Under previous, commercial management, WCRB eschewed practically all vocal music after they jettisoned the Metropolitan Opera broadcasts years ago (except for Beethoven's Ninth symphony). Nowadays, WCRB freely schedules vocal music, but not the Metropolitan Opera in the years since WGBH took over. They apparently feel WHRB fills the need and thus WCRB shouldn't duplicate the service. However, the Mother Ship, WGBH-FM duplicates WBUR all day long in Boston without the slightest quibble!
 
Under previous, commercial management, WCRB eschewed practically all vocal music after they jettisoned the Metropolitan Opera broadcasts years ago (except for Beethoven's Ninth symphony). Nowadays, WCRB freely schedules vocal music, but not the Metropolitan Opera in the years since WGBH took over. They apparently feel WHRB fills the need and thus WCRB shouldn't duplicate the service. However, the Mother Ship, WGBH-FM duplicates WBUR all day long in Boston without the slightest quibble!

The Met is probably exclusive to one station in a market, like most syndicated programming. Most public radio isn't, with the notable exception of "Prairie Home Companion" and Kellior's stripped shortie "Writer's Almanac."

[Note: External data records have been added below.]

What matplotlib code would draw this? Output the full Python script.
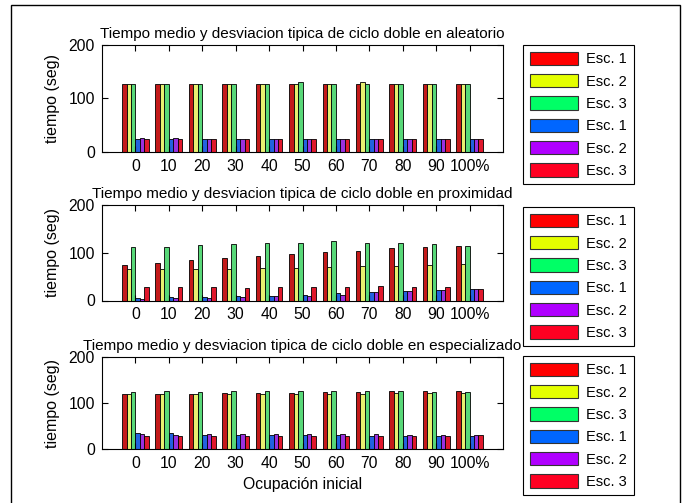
import matplotlib
matplotlib.use("Agg")
import matplotlib.pyplot as plt
import numpy as np
from matplotlib.patches import Rectangle, Patch

plt.rcParams['font.family'] = ['Liberation Sans', 'DejaVu Sans']

categories = ['0', '10', '20', '30', '40', '50', '60', '70', '80', '90', '100%']
series_labels = ['Esc. 1', 'Esc. 2', 'Esc. 3', 'Esc. 1', 'Esc. 2', 'Esc. 3']

# aleatorio: means (Esc 1-3) and std devs (Esc 1-3)
ale_m1 = [128, 128, 128, 128, 128, 128, 128, 128, 128, 128, 128]
ale_m2 = [128, 128, 128, 128, 128, 128, 128, 130, 128, 128, 128]
ale_m3 = [128, 128, 128, 128, 128, 130, 128, 128, 128, 128, 128]
ale_s1 = [24, 24, 24, 24, 24, 24, 24, 24, 24, 24, 24]
ale_s2 = [26, 26, 24, 24, 24, 24, 24, 24, 24, 24, 24]
ale_s3 = [24, 24, 24, 24, 24, 24, 24, 24, 24, 24, 24]

# proximidad
pro_m1 = [75, 79, 85, 90, 93, 97, 102, 104, 109, 111, 114]
pro_m2 = [65, 65, 65, 65, 68, 68, 70, 72, 72, 74, 77]
pro_m3 = [111, 113, 116, 119, 121, 121, 124, 121, 121, 119, 114]
pro_s1 = [6, 7, 7, 10, 10, 12, 15, 17, 20, 22, 24]
pro_s2 = [3, 5, 5, 8, 10, 10, 12, 17, 20, 22, 24]
pro_s3 = [28, 28, 28, 26, 28, 28, 28, 30, 28, 28, 24]

# especializado
esp_m1 = [120, 120, 120, 122, 122, 122, 124, 124, 126, 126, 126]
esp_m2 = [120, 120, 120, 120, 120, 120, 120, 120, 122, 122, 122]
esp_m3 = [124, 127, 124, 127, 127, 127, 127, 127, 127, 124, 124]
esp_s1 = [35, 35, 30, 30, 30, 30, 30, 28, 28, 28, 28]
esp_s2 = [33, 31, 33, 33, 33, 33, 33, 33, 31, 31, 31]
esp_s3 = [28, 28, 28, 28, 28, 28, 28, 28, 28, 28, 31]

titles = ['Tiempo medio y desviacion tipica de ciclo doble en aleatorio',
          'Tiempo medio y desviacion tipica de ciclo doble en proximidad',
          'Tiempo medio y desviacion tipica de ciclo doble en especializado']

bar_colors = ['#c41a1a', '#e8f070', '#58d878', '#2262e0', '#9a30e0', '#e0182c']
leg_colors = ['#ff0000', '#e4ff00', '#00ff66', '#0066ff', '#b000ff', '#ff0022']

datasets = [
    [ale_m1, ale_m2, ale_m3, ale_s1, ale_s2, ale_s3],
    [pro_m1, pro_m2, pro_m3, pro_s1, pro_s2, pro_s3],
    [esp_m1, esp_m2, esp_m3, esp_s1, esp_s2, esp_s3],
]

W, H = 687, 503
fig = plt.figure(figsize=(W / 100, H / 100), dpi=100)

# axes boxes in pixels: (left, top, right, bottom)
ax_px = [(102, 45, 503, 152), (102, 205, 503, 300.5), (102, 357, 503, 449)]
leg_px = [(523, 45), (523, 207), (523, 356)]

x = np.arange(1, len(categories) + 1)
bw = 0.8 / 6

for k, (data, title) in enumerate(zip(datasets, titles)):
    l, t, r, b = ax_px[k]
    ax = fig.add_axes([l / W, 1 - b / H, (r - l) / W, (b - t) / H])
    for i, vals in enumerate(data):
        ax.bar(x + (i - 2.5) * bw, vals, width=bw, color=bar_colors[i],
               edgecolor='black', linewidth=0.6, align='center')
    ax.set_xlim(0, 12)
    ax.set_ylim(0, 200)
    ax.set_yticks([0, 100, 200])
    ax.set_xticks(x)
    ax.set_xticklabels(categories)
    ax.tick_params(direction='in', top=True, right=True, length=4,
                   labelsize=11.3, width=0.8, pad=5)
    ax.set_ylabel('tiempo (seg)', fontsize=11.5, labelpad=6)
    ax.set_title(title, fontsize=11, pad=5)
    for s in ax.spines.values():
        s.set_linewidth(0.8)
    handles = [Patch(facecolor=c, edgecolor='#333333', linewidth=0.8) for c in leg_colors]
    lx, ly = leg_px[k]
    leg = fig.legend(handles, series_labels, loc='upper left',
                     bbox_to_anchor=(lx / W, 1 - ly / H), fontsize=10.5,
                     fancybox=False, framealpha=1, edgecolor='black',
                     handlelength=3.3, handleheight=1.05, labelspacing=0.52,
                     handletextpad=0.6, borderpad=0.45, borderaxespad=0)
    leg.get_frame().set_linewidth(0.8)
    if k == 2:
        ax.set_xlabel('Ocupación inicial', fontsize=11.3)

fig.add_artist(Rectangle((11 / W, -0.02), (680 - 11) / W, 1 - 5 / H + 0.02,
                         transform=fig.transFigure, fill=False,
                         edgecolor='black', linewidth=1))

fig.savefig('out.png', dpi=100)
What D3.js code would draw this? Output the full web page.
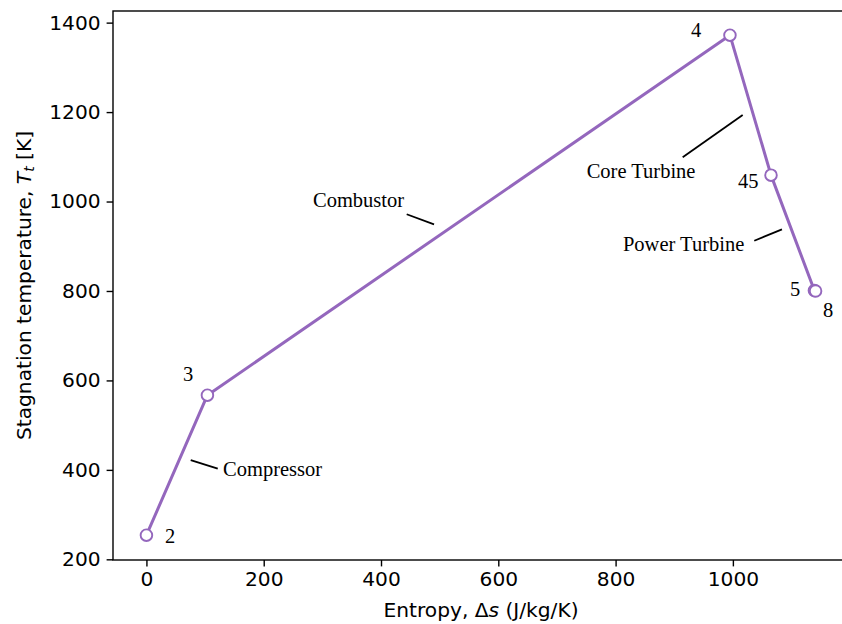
<!DOCTYPE html>
<html>
<head>
<meta charset="utf-8">
<script src="https://cdn.jsdelivr.net/npm/d3@7"></script>
<style>
  body { margin: 0; background: #fff; }
  svg { display: block; }
</style>
</head>
<body>
<svg id="chart" width="842" height="624"></svg>
<script>
// cycle stations
const stations = ["2", "3", "4", "45", "5", "8"];
const entropy = [0, 104, 995, 1065, 1139, 1141];
const temperature = [254, 567, 1372, 1059, 801, 800];

// station label anchors (data units)
const stationLabelX = [31.7, 62.4, 928.6, 1008.7, 1097.4, 1153.6];
const stationLabelY = [236.5, 598.7, 1368, 1030, 788.8, 741.8];

// component annotations (data units)
const components = ["Compressor", "Combustor", "Core Turbine", "Power Turbine"];
const compTextX = [130.6, 284, 750.7, 812.6];
const compTextY = [386, 987.8, 1052.6, 889.4];
const compLineX1 = [75.5, 443.8, 914.4, 1036.5];
const compLineY1 = [422, 971.5, 1098.9, 912.4];
const compLineX2 = [121.6, 490.4, 1016.7, 1083.7];
const compLineY2 = [402.6, 949, 1193.5, 937.9];

const xTicks = [0, 200, 400, 600, 800, 1000];
const yTicks = [200, 400, 600, 800, 1000, 1200, 1400];

const svg = d3.select("#chart");
const plotLeft = 113, plotRight = 849, plotTop = 11, plotBottom = 560;

const x = d3.scaleLinear().domain([-57, 1198]).range([plotLeft, plotRight]);
const y = d3.scaleLinear().domain([198.5, 1426]).range([plotBottom, plotTop]);

const purple = "#9467bd";
const sans = "DejaVu Sans, sans-serif";
const serif = "Liberation Serif, Times New Roman, serif";
const sansSize = "20.2px";

// axes
const xAxis = svg.append("g")
    .attr("transform", `translate(0,${plotBottom})`)
    .call(d3.axisBottom(x).tickValues(xTicks).tickSize(6.4).tickPadding(5).tickFormat(d3.format("d")));
const yAxis = svg.append("g")
    .attr("transform", `translate(${plotLeft},0)`)
    .call(d3.axisLeft(y).tickValues(yTicks).tickSize(6.4).tickPadding(6).tickFormat(d3.format("d")));

[xAxis, yAxis].forEach((g) => {
    g.select(".domain").remove();
    g.selectAll(".tick line").attr("stroke", "#000").attr("stroke-width", 1.4);
    g.selectAll(".tick text")
        .attr("fill", "#000")
        .style("font-family", sans)
        .style("font-size", sansSize);
});

// spines
svg.append("rect")
    .attr("x", plotLeft).attr("y", plotTop)
    .attr("width", plotRight - plotLeft).attr("height", plotBottom - plotTop)
    .attr("fill", "none")
    .attr("stroke", "#000")
    .attr("stroke-width", 1.4);

// axis labels
svg.append("text")
    .attr("x", (plotLeft + plotRight) / 2)
    .attr("y", 617)
    .attr("text-anchor", "middle")
    .style("font-family", sans)
    .style("font-size", sansSize)
    .html('Entropy, Δ<tspan font-style="italic">s</tspan> (J/kg/K)');

svg.append("text")
    .attr("transform", `translate(31,${(plotTop + plotBottom) / 2}) rotate(-90)`)
    .attr("text-anchor", "middle")
    .style("font-family", sans)
    .style("font-size", sansSize)
    .html('Stagnation temperature, <tspan font-style="italic">T</tspan><tspan font-style="italic" font-size="14px" dy="3">t</tspan><tspan dy="-3"> [K]</tspan>');

// cycle line
const pts = entropy.map((e, i) => [e, temperature[i]]);
svg.append("path")
    .datum(pts)
    .attr("fill", "none")
    .attr("stroke", purple)
    .attr("stroke-width", 3)
    .attr("stroke-linejoin", "round")
    .attr("d", d3.line().x((d) => x(d[0])).y((d) => y(d[1])));

svg.selectAll("circle.station")
    .data(pts)
    .join("circle")
    .attr("class", "station")
    .attr("cx", (d) => x(d[0]))
    .attr("cy", (d) => y(d[1]))
    .attr("r", 5.8)
    .attr("fill", "#fff")
    .attr("stroke", purple)
    .attr("stroke-width", 1.9);

// station numbers
svg.selectAll("text.station")
    .data(stations)
    .join("text")
    .attr("class", "station")
    .attr("x", (d, i) => x(stationLabelX[i]))
    .attr("y", (d, i) => y(stationLabelY[i]))
    .style("font-family", serif)
    .style("font-size", "20.5px")
    .text((d) => d);

// component annotations
components.forEach((c, i) => {
    svg.append("line")
        .attr("x1", x(compLineX1[i])).attr("y1", y(compLineY1[i]))
        .attr("x2", x(compLineX2[i])).attr("y2", y(compLineY2[i]))
        .attr("stroke", "#000")
        .attr("stroke-width", 1.8);
    svg.append("text")
        .attr("x", x(compTextX[i]))
        .attr("y", y(compTextY[i]))
        .style("font-family", serif)
        .style("font-size", "20.5px")
        .text(c);
});
</script>
</body>
</html>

And outside of the drive time news shows, there's not a lot of duplication between BUR and GBH. But there hasn't been any real proof yet that you can do news/talk on public radio without the NPR drive time shows. KCPW in Salt Lake City lost its NPR membership a few months ago and is now trying to do news/talk without NPR programming. If they succeed, other stations may consider trying it--but considering that the NPR drive shows are most stations' primary source of fundraising money, it'll be hard to get most stations to try to drop the shows.
 
The Met Opera broadcasts are heard on
WBJC-FM in Baltimore and WETA-FM in DC, which have a considerable overlap and are only about 35-to-40 miles apart. Of course they're considered as being in two markets, while WCRB and WHRB may be considered "Boston". If 'GBH wished to carry the Met on WCRB, it seems to me that they could make the case that the 'HRB signal is central-city-oriented and 'CRB reaches the suburbs. But then, 'HRB might argue that they carried the spear for the Met when all other stations in town said no.